--- Given information ---

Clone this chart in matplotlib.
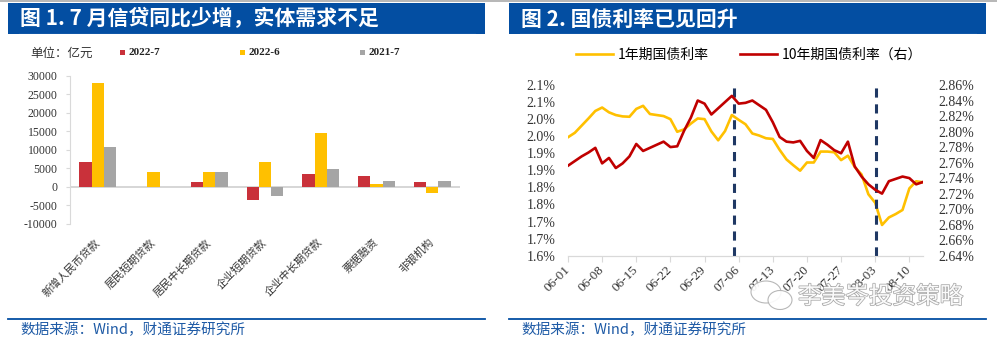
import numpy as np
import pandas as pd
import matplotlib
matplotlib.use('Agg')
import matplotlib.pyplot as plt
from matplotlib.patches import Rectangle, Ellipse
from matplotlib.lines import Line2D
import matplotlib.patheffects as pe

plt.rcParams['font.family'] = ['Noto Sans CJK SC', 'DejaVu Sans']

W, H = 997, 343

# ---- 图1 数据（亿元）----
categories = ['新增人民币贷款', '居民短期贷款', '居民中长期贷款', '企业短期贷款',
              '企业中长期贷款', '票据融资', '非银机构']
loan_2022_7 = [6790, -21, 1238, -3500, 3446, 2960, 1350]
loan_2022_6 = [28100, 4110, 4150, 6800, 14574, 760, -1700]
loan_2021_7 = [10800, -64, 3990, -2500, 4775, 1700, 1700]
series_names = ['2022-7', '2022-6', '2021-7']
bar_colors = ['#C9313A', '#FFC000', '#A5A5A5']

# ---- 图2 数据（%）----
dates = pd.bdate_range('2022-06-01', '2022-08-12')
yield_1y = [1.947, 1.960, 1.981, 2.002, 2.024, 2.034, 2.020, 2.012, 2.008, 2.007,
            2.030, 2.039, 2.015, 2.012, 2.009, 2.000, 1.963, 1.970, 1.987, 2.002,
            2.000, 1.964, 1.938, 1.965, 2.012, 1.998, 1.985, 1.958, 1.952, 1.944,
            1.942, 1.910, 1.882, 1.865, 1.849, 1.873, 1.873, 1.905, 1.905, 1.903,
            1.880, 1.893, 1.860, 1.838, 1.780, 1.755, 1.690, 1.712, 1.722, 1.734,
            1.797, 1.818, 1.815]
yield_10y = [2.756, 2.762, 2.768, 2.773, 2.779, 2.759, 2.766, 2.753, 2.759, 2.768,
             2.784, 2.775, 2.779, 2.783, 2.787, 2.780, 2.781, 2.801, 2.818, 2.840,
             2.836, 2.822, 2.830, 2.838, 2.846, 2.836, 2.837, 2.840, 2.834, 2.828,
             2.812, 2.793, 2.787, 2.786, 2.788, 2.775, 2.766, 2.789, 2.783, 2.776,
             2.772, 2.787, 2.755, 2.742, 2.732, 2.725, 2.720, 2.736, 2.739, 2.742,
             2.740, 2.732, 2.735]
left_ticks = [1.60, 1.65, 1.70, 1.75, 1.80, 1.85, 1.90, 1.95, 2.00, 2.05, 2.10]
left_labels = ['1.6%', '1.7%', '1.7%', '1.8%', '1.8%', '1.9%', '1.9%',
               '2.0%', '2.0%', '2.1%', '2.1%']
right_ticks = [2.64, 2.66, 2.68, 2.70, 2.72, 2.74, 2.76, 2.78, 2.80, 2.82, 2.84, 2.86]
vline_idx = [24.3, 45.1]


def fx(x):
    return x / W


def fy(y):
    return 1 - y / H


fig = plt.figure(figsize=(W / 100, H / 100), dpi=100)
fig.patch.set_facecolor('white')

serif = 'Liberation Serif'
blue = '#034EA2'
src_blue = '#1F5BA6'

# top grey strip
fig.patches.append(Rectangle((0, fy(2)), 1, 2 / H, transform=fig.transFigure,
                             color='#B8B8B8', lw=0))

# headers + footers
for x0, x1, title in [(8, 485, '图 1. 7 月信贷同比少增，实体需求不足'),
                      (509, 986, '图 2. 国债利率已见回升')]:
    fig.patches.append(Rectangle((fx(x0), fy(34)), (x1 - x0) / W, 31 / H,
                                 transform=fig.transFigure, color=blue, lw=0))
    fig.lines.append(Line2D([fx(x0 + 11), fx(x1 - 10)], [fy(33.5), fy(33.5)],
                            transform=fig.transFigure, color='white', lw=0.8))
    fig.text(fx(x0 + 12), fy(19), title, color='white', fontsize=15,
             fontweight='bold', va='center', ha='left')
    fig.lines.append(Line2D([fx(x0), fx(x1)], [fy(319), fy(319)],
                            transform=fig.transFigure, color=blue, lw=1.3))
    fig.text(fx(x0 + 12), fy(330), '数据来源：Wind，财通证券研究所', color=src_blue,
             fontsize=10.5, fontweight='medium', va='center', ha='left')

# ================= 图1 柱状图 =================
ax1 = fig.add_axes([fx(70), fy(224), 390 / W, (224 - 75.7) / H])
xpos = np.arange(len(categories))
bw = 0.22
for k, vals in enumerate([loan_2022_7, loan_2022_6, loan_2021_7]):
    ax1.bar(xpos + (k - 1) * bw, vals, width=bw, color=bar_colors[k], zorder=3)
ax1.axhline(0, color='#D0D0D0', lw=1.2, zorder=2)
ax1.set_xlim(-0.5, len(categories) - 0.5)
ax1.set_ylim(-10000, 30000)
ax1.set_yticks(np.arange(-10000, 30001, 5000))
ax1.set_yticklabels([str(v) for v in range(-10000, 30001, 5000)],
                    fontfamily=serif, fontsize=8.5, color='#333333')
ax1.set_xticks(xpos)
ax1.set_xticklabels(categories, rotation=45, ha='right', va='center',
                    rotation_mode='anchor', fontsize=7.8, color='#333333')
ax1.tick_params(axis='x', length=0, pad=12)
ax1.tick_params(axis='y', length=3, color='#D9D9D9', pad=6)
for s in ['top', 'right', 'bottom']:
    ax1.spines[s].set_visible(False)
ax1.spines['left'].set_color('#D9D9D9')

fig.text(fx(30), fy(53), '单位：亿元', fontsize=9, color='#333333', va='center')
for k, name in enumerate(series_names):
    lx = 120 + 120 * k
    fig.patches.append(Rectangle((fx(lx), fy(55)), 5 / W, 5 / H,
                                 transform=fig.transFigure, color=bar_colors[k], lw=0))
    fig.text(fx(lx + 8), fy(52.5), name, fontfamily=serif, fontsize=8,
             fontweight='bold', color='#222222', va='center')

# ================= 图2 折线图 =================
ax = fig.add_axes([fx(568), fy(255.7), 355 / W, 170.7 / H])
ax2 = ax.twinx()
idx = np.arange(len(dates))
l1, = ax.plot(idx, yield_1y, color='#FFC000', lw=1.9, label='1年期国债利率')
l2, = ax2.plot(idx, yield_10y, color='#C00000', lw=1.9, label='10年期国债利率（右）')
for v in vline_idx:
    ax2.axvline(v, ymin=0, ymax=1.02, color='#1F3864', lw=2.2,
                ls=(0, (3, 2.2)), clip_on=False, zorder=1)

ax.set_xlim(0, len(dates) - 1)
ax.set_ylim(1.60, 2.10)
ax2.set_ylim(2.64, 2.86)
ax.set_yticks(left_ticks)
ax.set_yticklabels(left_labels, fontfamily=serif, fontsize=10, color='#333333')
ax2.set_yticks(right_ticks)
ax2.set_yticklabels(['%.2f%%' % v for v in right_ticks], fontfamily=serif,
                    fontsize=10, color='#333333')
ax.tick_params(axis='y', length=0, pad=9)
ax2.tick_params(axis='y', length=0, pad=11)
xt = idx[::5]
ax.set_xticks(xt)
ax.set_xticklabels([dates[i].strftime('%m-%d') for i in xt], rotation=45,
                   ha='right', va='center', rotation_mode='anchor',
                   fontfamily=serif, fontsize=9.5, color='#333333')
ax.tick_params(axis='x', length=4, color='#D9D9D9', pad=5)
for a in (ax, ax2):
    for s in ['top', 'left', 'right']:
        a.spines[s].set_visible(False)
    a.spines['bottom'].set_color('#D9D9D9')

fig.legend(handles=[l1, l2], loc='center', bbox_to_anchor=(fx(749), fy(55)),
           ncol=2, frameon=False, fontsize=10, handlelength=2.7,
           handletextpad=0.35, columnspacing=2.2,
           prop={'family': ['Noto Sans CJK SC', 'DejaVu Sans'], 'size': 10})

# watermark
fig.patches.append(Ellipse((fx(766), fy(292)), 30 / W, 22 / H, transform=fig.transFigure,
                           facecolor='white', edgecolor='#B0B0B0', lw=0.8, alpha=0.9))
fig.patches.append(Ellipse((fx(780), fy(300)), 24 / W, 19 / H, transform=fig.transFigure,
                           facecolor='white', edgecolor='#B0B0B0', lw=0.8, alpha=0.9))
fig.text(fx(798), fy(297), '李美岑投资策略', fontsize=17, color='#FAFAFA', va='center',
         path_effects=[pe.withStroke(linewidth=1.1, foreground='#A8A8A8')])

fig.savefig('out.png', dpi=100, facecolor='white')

--- Goal ---
Set the lines above down again, word for word, from the first through the one containing "bar_colors = ['#C9313A', '#FFC000', '#A5A5A5']"; pictures excluded.

--- Result for this exercise ---
Clone this chart in matplotlib.
import numpy as np
import pandas as pd
import matplotlib
matplotlib.use('Agg')
import matplotlib.pyplot as plt
from matplotlib.patches import Rectangle, Ellipse
from matplotlib.lines import Line2D
import matplotlib.patheffects as pe

plt.rcParams['font.family'] = ['Noto Sans CJK SC', 'DejaVu Sans']

W, H = 997, 343

# ---- 图1 数据（亿元）----
categories = ['新增人民币贷款', '居民短期贷款', '居民中长期贷款', '企业短期贷款',
              '企业中长期贷款', '票据融资', '非银机构']
loan_2022_7 = [6790, -21, 1238, -3500, 3446, 2960, 1350]
loan_2022_6 = [28100, 4110, 4150, 6800, 14574, 760, -1700]
loan_2021_7 = [10800, -64, 3990, -2500, 4775, 1700, 1700]
series_names = ['2022-7', '2022-6', '2021-7']
bar_colors = ['#C9313A', '#FFC000', '#A5A5A5']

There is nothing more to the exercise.